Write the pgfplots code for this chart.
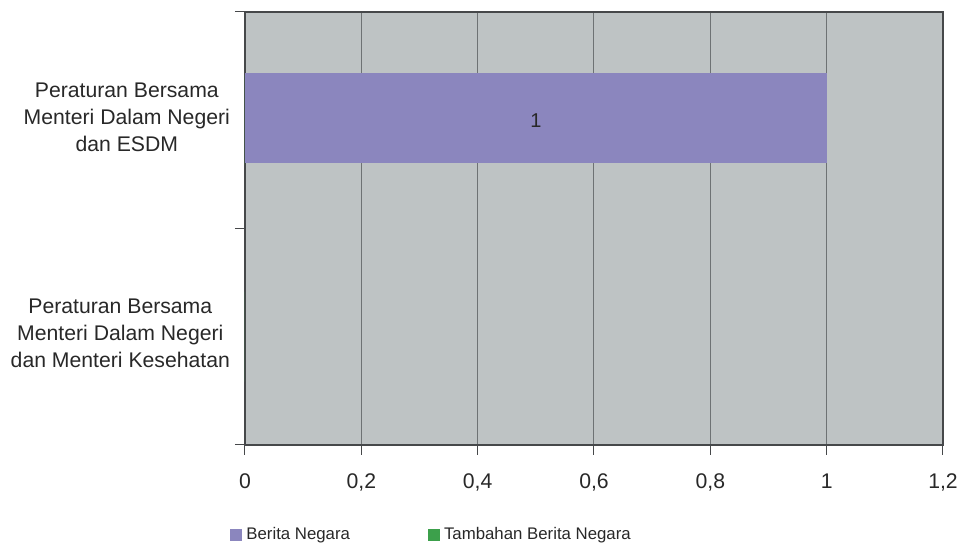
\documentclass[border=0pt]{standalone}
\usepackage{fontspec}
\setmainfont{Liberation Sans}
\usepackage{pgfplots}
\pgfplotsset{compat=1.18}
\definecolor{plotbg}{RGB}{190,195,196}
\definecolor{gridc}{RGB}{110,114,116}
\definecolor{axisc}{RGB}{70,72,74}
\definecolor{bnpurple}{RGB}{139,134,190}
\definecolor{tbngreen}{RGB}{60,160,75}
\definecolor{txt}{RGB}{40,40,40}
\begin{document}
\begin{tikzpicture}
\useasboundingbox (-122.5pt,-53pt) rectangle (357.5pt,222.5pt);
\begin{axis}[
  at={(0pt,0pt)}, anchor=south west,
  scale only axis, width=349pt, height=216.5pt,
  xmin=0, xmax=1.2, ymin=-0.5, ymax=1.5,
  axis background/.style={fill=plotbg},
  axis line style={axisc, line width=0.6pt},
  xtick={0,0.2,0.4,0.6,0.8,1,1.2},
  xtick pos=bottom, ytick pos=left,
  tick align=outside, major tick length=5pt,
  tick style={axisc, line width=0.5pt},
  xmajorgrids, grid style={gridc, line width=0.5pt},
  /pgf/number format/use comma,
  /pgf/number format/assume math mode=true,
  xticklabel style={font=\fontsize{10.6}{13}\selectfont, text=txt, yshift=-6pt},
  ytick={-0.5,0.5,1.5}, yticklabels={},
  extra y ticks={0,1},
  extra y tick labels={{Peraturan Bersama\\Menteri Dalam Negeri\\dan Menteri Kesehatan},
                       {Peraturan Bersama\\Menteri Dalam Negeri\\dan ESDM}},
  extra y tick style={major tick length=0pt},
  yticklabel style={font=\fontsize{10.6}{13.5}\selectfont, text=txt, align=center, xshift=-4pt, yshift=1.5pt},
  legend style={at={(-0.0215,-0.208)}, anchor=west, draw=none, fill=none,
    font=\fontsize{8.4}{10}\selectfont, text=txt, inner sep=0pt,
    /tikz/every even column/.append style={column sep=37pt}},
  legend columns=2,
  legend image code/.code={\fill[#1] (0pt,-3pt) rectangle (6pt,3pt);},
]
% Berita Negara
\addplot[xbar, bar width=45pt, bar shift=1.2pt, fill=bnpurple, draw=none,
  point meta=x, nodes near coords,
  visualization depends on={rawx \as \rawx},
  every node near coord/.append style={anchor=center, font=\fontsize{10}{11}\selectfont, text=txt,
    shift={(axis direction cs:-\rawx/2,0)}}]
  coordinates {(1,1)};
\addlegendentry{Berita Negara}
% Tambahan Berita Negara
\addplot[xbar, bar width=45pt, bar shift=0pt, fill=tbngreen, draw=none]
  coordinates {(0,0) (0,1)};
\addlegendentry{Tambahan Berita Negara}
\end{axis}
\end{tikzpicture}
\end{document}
= = = =
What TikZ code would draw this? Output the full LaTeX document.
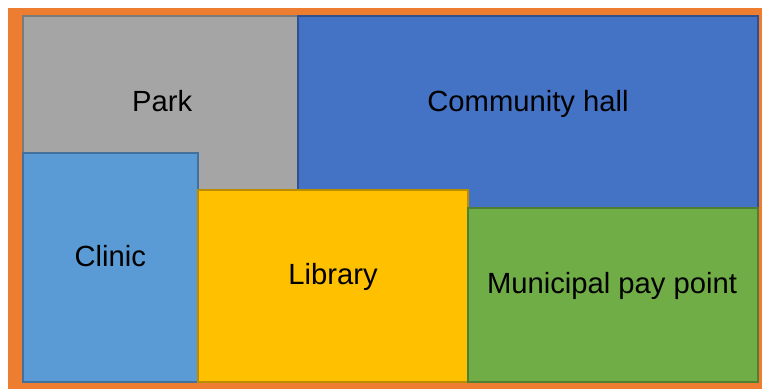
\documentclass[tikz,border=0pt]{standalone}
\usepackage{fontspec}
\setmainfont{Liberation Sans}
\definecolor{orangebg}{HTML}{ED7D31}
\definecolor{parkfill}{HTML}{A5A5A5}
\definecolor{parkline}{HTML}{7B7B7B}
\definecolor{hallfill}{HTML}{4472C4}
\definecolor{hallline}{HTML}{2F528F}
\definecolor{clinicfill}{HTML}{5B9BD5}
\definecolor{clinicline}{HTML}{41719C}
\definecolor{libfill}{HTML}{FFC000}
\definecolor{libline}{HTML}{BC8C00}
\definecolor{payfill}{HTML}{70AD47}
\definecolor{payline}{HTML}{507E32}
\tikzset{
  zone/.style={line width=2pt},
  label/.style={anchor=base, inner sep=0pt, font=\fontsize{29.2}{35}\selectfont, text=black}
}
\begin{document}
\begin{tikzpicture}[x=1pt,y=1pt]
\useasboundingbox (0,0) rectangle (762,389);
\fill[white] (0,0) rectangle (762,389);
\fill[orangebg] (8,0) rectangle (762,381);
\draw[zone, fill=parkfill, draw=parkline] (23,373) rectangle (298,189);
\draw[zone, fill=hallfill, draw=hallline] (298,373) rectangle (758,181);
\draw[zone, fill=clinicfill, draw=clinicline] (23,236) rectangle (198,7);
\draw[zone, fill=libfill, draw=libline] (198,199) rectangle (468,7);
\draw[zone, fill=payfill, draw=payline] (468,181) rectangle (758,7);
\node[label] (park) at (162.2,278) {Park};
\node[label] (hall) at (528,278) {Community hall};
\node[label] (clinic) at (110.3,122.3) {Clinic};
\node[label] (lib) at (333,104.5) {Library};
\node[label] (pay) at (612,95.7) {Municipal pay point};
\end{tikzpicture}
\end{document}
= = = =
Identify each line of the material where the word "code" shows up, and copy it.

OUTPUT FOR THIS EXERCISE –
Write the pgfplots code for this chart.
  legend image code/.code={\fill[#1] (0pt,-3pt) rectangle (6pt,3pt);},
What TikZ code would draw this? Output the full LaTeX document.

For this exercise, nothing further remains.